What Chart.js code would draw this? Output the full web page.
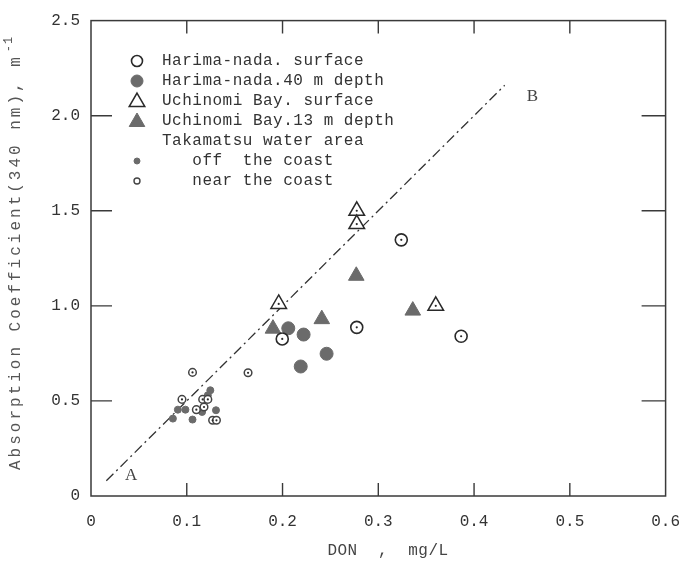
* * *
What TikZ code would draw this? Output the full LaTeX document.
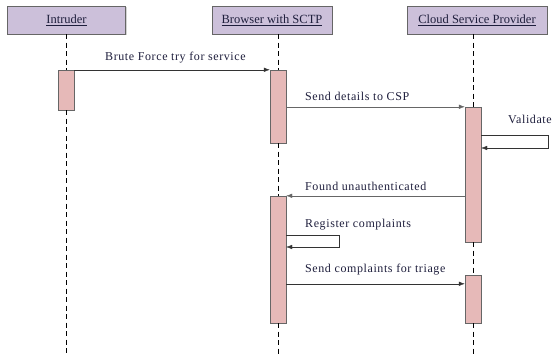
--
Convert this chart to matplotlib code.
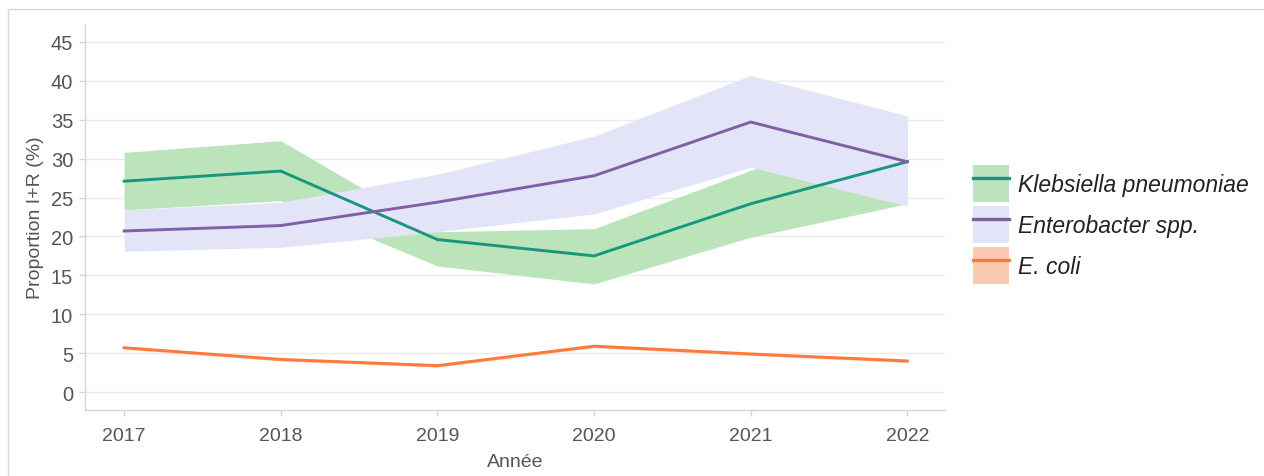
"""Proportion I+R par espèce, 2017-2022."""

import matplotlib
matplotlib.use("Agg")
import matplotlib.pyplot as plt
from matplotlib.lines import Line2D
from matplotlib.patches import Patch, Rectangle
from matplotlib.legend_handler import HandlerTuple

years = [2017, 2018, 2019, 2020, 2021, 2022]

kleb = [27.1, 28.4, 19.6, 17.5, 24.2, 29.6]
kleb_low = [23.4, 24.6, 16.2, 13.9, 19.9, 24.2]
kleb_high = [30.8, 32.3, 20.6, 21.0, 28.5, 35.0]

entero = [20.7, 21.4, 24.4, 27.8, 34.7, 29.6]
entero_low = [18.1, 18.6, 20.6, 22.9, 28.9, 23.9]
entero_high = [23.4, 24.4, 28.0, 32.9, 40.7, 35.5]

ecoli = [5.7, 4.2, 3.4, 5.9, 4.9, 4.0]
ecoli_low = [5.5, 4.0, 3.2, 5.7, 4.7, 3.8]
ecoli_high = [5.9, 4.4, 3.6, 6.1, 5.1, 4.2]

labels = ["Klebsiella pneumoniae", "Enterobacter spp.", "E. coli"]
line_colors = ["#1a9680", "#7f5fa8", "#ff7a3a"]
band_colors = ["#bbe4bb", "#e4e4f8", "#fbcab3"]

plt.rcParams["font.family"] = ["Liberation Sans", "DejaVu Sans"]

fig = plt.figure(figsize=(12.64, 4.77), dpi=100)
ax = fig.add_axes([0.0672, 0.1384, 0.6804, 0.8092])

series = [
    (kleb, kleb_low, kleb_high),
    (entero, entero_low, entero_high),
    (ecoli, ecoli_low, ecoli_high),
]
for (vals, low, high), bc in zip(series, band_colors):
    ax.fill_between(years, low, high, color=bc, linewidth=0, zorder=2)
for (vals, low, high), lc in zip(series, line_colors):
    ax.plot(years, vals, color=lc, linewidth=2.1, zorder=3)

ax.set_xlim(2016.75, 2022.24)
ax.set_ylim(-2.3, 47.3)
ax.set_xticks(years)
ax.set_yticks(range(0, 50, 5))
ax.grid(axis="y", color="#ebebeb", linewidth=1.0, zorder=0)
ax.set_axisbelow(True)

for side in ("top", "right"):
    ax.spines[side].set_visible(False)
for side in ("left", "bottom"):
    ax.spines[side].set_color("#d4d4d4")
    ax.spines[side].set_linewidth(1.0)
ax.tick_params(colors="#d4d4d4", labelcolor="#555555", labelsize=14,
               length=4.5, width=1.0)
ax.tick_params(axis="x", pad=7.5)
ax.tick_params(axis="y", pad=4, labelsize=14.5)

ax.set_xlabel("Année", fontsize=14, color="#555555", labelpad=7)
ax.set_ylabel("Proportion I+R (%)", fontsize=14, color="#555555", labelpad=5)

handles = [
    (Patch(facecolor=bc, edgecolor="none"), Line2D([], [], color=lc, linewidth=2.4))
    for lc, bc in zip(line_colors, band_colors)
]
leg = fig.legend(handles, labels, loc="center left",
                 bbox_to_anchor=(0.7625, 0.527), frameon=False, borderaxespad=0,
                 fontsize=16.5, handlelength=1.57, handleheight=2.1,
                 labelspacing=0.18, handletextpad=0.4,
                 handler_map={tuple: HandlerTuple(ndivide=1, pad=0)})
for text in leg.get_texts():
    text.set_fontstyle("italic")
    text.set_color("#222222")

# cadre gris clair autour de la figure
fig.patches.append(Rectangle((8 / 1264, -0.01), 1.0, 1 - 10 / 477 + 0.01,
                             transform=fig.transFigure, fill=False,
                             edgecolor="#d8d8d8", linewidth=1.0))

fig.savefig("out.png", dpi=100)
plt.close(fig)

→ Brief
Above are some records. Reproduce the lines from the one with "Convert this chart to matplotlib code." down to the one with "kleb_high = [30.8, 32.3, 20.6, 21.0, 28.5, 35.0]", keeping both, and leave every picture out.

→ Task solution
Convert this chart to matplotlib code.
"""Proportion I+R par espèce, 2017-2022."""

import matplotlib
matplotlib.use("Agg")
import matplotlib.pyplot as plt
from matplotlib.lines import Line2D
from matplotlib.patches import Patch, Rectangle
from matplotlib.legend_handler import HandlerTuple

years = [2017, 2018, 2019, 2020, 2021, 2022]

kleb = [27.1, 28.4, 19.6, 17.5, 24.2, 29.6]
kleb_low = [23.4, 24.6, 16.2, 13.9, 19.9, 24.2]
kleb_high = [30.8, 32.3, 20.6, 21.0, 28.5, 35.0]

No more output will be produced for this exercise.